» **Aim of the task**
Below are records that hold pictures; write out only the lines from their start through the line with "(l1) at (325,104)", exactly, and drop the pictures.

» **Data**

···

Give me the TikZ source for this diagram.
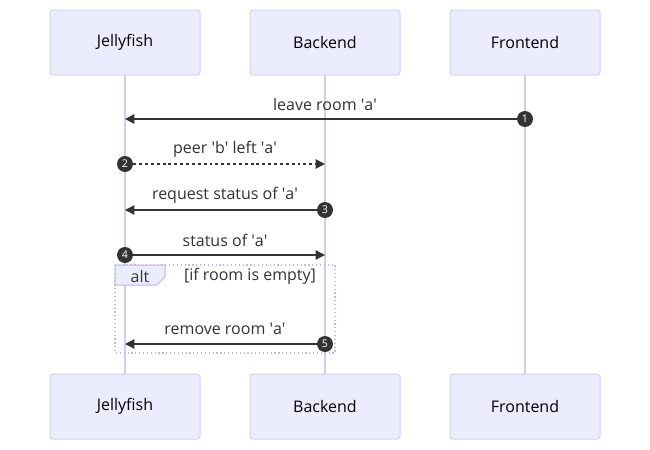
\documentclass[tikz,border=0pt]{standalone}
\usepackage{fontspec}
\setmainfont{Open Sans}
\usetikzlibrary{arrows.meta}
\newcommand{\sq}{\textquotesingle}
\definecolor{actfill}{HTML}{ECECFF}
\definecolor{actborder}{HTML}{D6CFF2}
\definecolor{lifeln}{HTML}{D3CBEF}
\definecolor{sig}{HTML}{333333}
\definecolor{altborder}{HTML}{C4B4E6}
\tikzset{
  x=0.75pt, y=-0.75pt,
  actor/.style={draw=actborder, fill=actfill, rounded corners=2.25pt, minimum width=112.5pt, minimum height=48.75pt, inner sep=0pt, font=\fontsize{12}{14}\selectfont, line width=0.75pt},
  life/.style={draw=lifeln, line width=1.1pt},
  msg/.style={draw=sig, line width=1.1pt, -{Triangle[length=7pt,width=7pt]}},
  num/.style={circle, fill=sig, text=white, minimum size=12pt, inner sep=0pt, font=\fontsize{8}{9}\selectfont},
  mlabel/.style={font=\fontsize{12}{14}\selectfont, text=sig, inner sep=0pt},
}
\begin{document}
\begin{tikzpicture}
\useasboundingbox (0,0) rectangle (650,450);
% lifelines
\coordinate (jt) at (125,75); \coordinate (jb) at (125,374);
\coordinate (bt) at (325,75); \coordinate (bb) at (325,374);
\coordinate (ft) at (525,75); \coordinate (fb) at (525,374);
\draw[life] (jt) -- (jb);
\draw[life] (bt) -- (bb);
\draw[life] (ft) -- (fb);
% actors
\node[actor] (j1) at (125,42.5) {Jellyfish};
\node[actor] (b1) at (325,42.5) {Backend};
\node[actor] (f1) at (525,42.5) {Frontend};
\node[actor] (j2) at (125,406.5) {Jellyfish};
\node[actor] (b2) at (325,406.5) {Backend};
\node[actor] (f2) at (525,406.5) {Frontend};
% alt frame
\draw[altborder, line width=0.9pt, dotted] (115,265) rectangle (335,353);
\draw[altborder, fill=actfill, line width=0.75pt] (115,265) -- (165,265) -- (165,277) -- (157,285) -- (115,285) -- cycle;
\node[mlabel] (altl) at (140,276) {alt};
\node[mlabel] (altc) at (250,276) {[if room is empty]};
% messages
\coordinate (m1j) at (125,119);
\node[num] (n1) at (525,119) {1};
\draw[msg] (n1) -- (m1j);
\node[mlabel] (l1) at (325,104) {leave room \sq a\sq};

\coordinate (m2b) at (325,164);
\node[num] (n2) at (125,164) {2};
\draw[msg, dash pattern=on 2.2pt off 2.2pt] (n2) -- (m2b);
\node[mlabel] (l2) at (225,149) {peer \sq b\sq\ left \sq a\sq};

\coordinate (m3j) at (125,210);
\node[num] (n3) at (325,210) {3};
\draw[msg] (n3) -- (m3j);
\node[mlabel] (l3) at (225,195) {request status of \sq a\sq};

\coordinate (m4b) at (325,255);
\node[num] (n4) at (125,255) {4};
\draw[msg] (n4) -- (m4b);
\node[mlabel] (l4) at (225,240) {status of \sq a\sq};

\coordinate (m5j) at (125,344);
\node[num] (n5) at (325,344) {5};
\draw[msg] (n5) -- (m5j);
\node[mlabel] (l5) at (225,329) {remove room \sq a\sq};
\end{tikzpicture}
\end{document}
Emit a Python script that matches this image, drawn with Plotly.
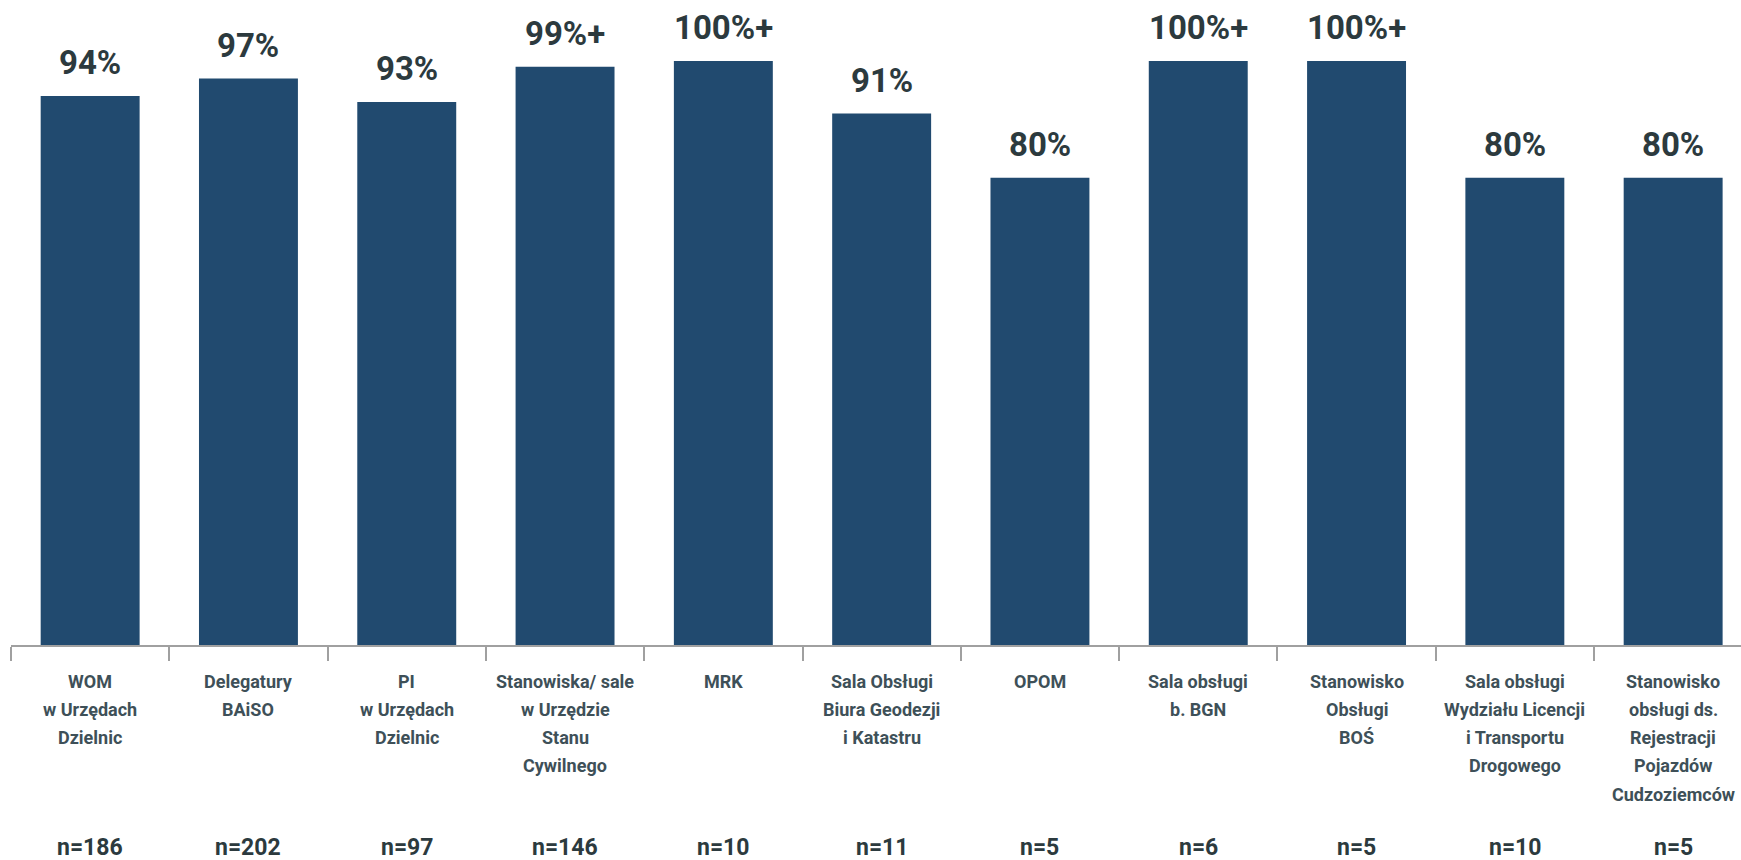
import plotly.graph_objects as go

categories = [
    "WOM<br>w Urzędach<br>Dzielnic",
    "Delegatury<br>BAiSO",
    "PI<br>w Urzędach<br>Dzielnic",
    "Stanowiska/ sale<br>w Urzędzie<br>Stanu<br>Cywilnego",
    "MRK",
    "Sala Obsługi<br>Biura Geodezji<br>i Katastru",
    "OPOM",
    "Sala obsługi<br>b. BGN",
    "Stanowisko<br>Obsługi<br>BOŚ",
    "Sala obsługi<br>Wydziału Licencji<br>i Transportu<br>Drogowego",
    "Stanowisko<br>obsługi ds.<br>Rejestracji<br>Pojazdów<br>Cudzoziemców",
]
values = [94, 97, 93, 99, 100, 91, 80, 100, 100, 80, 80]
value_labels = ["94%", "97%", "93%", "99%+", "100%+", "91%", "80%", "100%+", "100%+", "80%", "80%"]
sample_sizes = ["n=186", "n=202", "n=97", "n=146", "n=10", "n=11", "n=5", "n=6", "n=5", "n=10", "n=5"]

BAR_COLOR = "#214a6f"
VALUE_COLOR = "#2c3a3e"
LABEL_COLOR = "#3e5058"
FONT = "Roboto, Liberation Sans, sans-serif"

x = list(range(len(values)))

fig = go.Figure()
fig.add_trace(go.Bar(
    x=x, y=values, width=0.625,
    marker=dict(color=BAR_COLOR, line=dict(width=0)),
    hoverinfo="skip",
))

annotations = []
for i, (v, lab) in enumerate(zip(values, value_labels)):
    annotations.append(dict(
        x=i, y=v, xref="x", yref="y", text=f"<b>{lab}</b>", showarrow=False,
        yanchor="bottom", yshift=12,
        font=dict(family=FONT, size=33, color=VALUE_COLOR),
    ))

# category names, one annotation per line for wide line spacing
for i, cat in enumerate(categories):
    for j, line in enumerate(cat.split("<br>")):
        annotations.append(dict(
            x=i, y=0, xref="x", yref="y", text=f"<b>{line}</b>", showarrow=False,
            yanchor="middle", yshift=-36 - 28.3 * j,
            font=dict(family=FONT, size=18, color=LABEL_COLOR),
        ))

for i, n in enumerate(sample_sizes):
    annotations.append(dict(
        x=i, y=0, xref="x", yref="y", text=f"<b>{n}</b>", showarrow=False,
        yanchor="middle", yshift=-202,
        font=dict(family=FONT, size=23, color=VALUE_COLOR),
    ))

fig.update_layout(
    width=1741, height=860,
    margin=dict(l=11, r=0, t=0, b=215),
    paper_bgcolor="white", plot_bgcolor="white",
    showlegend=False,
    annotations=annotations,
    xaxis=dict(
        range=[-0.5, -0.5 + 1730 / 158.3],
        tickmode="array",
        tickvals=[k - 0.5 for k in range(len(values) + 1)],
        showticklabels=False,
        ticks="outside", ticklen=14, tickcolor="#a0a0a0", tickwidth=1.5,
        showline=True, linecolor="#a0a0a0", linewidth=1.5,
        showgrid=False, zeroline=False, fixedrange=True,
    ),
    yaxis=dict(
        range=[0, 645 / 5.84],
        visible=False, showgrid=False, zeroline=False, fixedrange=True,
    ),
)

fig.write_html("out.html")
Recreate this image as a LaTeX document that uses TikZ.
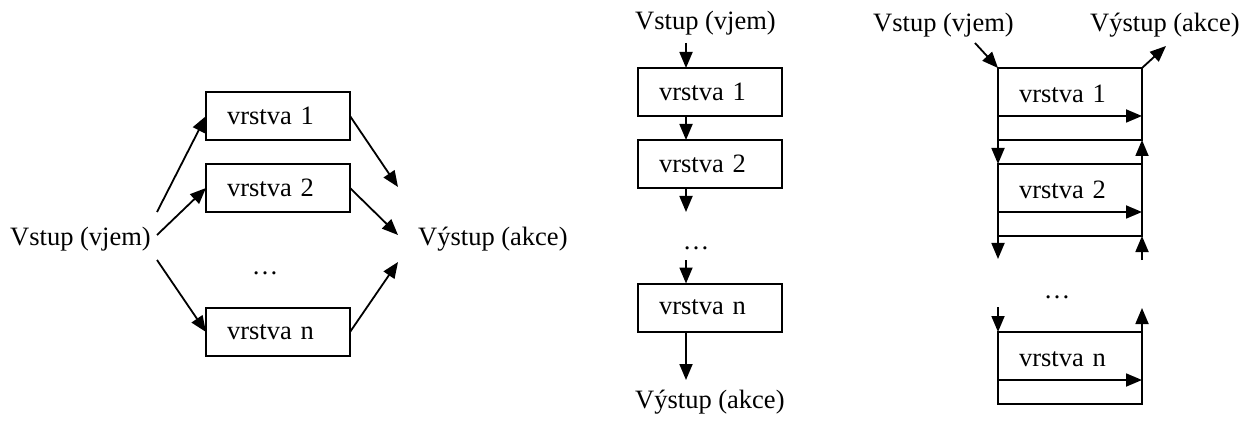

···

» **Output for this task**
Give me the TikZ source for this diagram.
\documentclass[tikz,border=0pt]{standalone}
\usepackage{fontspec}
\setmainfont{Open Sans}
\usetikzlibrary{arrows.meta}
\newcommand{\sq}{\textquotesingle}
\definecolor{actfill}{HTML}{ECECFF}
\definecolor{actborder}{HTML}{D6CFF2}
\definecolor{lifeln}{HTML}{D3CBEF}
\definecolor{sig}{HTML}{333333}
\definecolor{altborder}{HTML}{C4B4E6}
\tikzset{
  x=0.75pt, y=-0.75pt,
  actor/.style={draw=actborder, fill=actfill, rounded corners=2.25pt, minimum width=112.5pt, minimum height=48.75pt, inner sep=0pt, font=\fontsize{12}{14}\selectfont, line width=0.75pt},
  life/.style={draw=lifeln, line width=1.1pt},
  msg/.style={draw=sig, line width=1.1pt, -{Triangle[length=7pt,width=7pt]}},
  num/.style={circle, fill=sig, text=white, minimum size=12pt, inner sep=0pt, font=\fontsize{8}{9}\selectfont},
  mlabel/.style={font=\fontsize{12}{14}\selectfont, text=sig, inner sep=0pt},
}
\begin{document}
\begin{tikzpicture}
\useasboundingbox (0,0) rectangle (650,450);
% lifelines
\coordinate (jt) at (125,75); \coordinate (jb) at (125,374);
\coordinate (bt) at (325,75); \coordinate (bb) at (325,374);
\coordinate (ft) at (525,75); \coordinate (fb) at (525,374);
\draw[life] (jt) -- (jb);
\draw[life] (bt) -- (bb);
\draw[life] (ft) -- (fb);
% actors
\node[actor] (j1) at (125,42.5) {Jellyfish};
\node[actor] (b1) at (325,42.5) {Backend};
\node[actor] (f1) at (525,42.5) {Frontend};
\node[actor] (j2) at (125,406.5) {Jellyfish};
\node[actor] (b2) at (325,406.5) {Backend};
\node[actor] (f2) at (525,406.5) {Frontend};
% alt frame
\draw[altborder, line width=0.9pt, dotted] (115,265) rectangle (335,353);
\draw[altborder, fill=actfill, line width=0.75pt] (115,265) -- (165,265) -- (165,277) -- (157,285) -- (115,285) -- cycle;
\node[mlabel] (altl) at (140,276) {alt};
\node[mlabel] (altc) at (250,276) {[if room is empty]};
% messages
\coordinate (m1j) at (125,119);
\node[num] (n1) at (525,119) {1};
\draw[msg] (n1) -- (m1j);
\node[mlabel] (l1) at (325,104) {leave room \sq a\sq};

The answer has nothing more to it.